Mr Oswald, the founder of Ecodyn, a company which has led community and co-operative wind projects from the Western Isles to Alness, said: “The economic arguments for people converting to wind are still there, but they have shifted in emphasis.
“The incentive to put up the larger turbines and make money by exporting to the grid isn’t so compelling as before.
“What we are finding instead is that people are coming to us fearful of what’s happening with the big 6 energy supply companies and energy prices going up.
“They may also be worrying about higher monthly mortgage costs when the Bank of England increases interest rates so they are exploring options for small turbines for their own use.
“If people are just looking to use the energy in their own homes and communities rather than exporting, this is where the cost benefits are still strong so it is in this area that we predict most growth in the highlands and islands, which is good for the environment and local jobs.”
The onshore wind industry accounts for 3,397 posts in Scotland with a significant proportion in the Highlands.

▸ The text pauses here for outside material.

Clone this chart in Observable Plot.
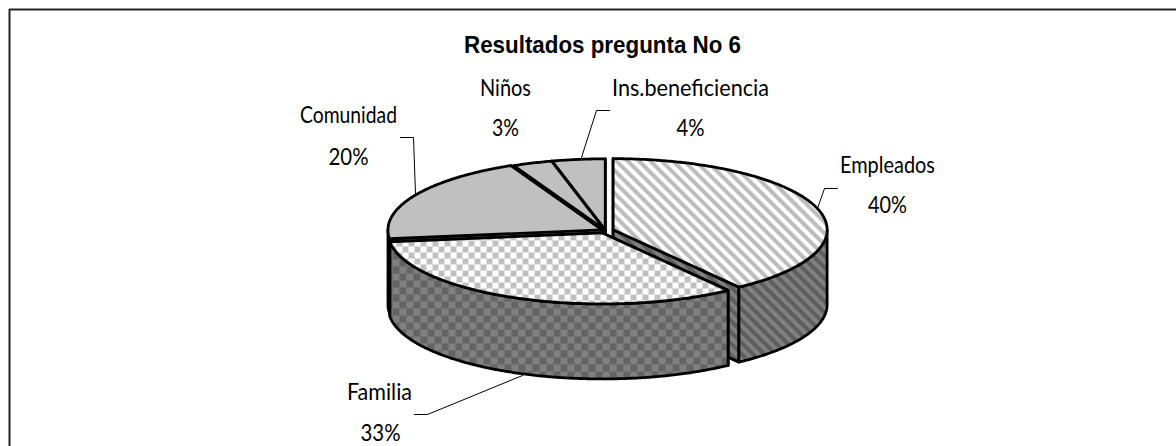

Despite fears of a slow-down and controversy over many wind farm applications, Mr Oswald feels more people in the north and isles now have an enlightened view of wind energy.
He added: “What we find is that people accept the bigger projects as necessary, in many ways, but this energy is not supporting local communities.
“The smaller scale projects tend to be supported more readily. If people have big old farmhouses and oil prices keep going up, they are naturally going to start looking at smaller turbines to heat and run the house.
“After 20 years, the technology is more reliable. I think people are doing it for themselves, for the right reasons, rather than being driven by the government hand-outs.”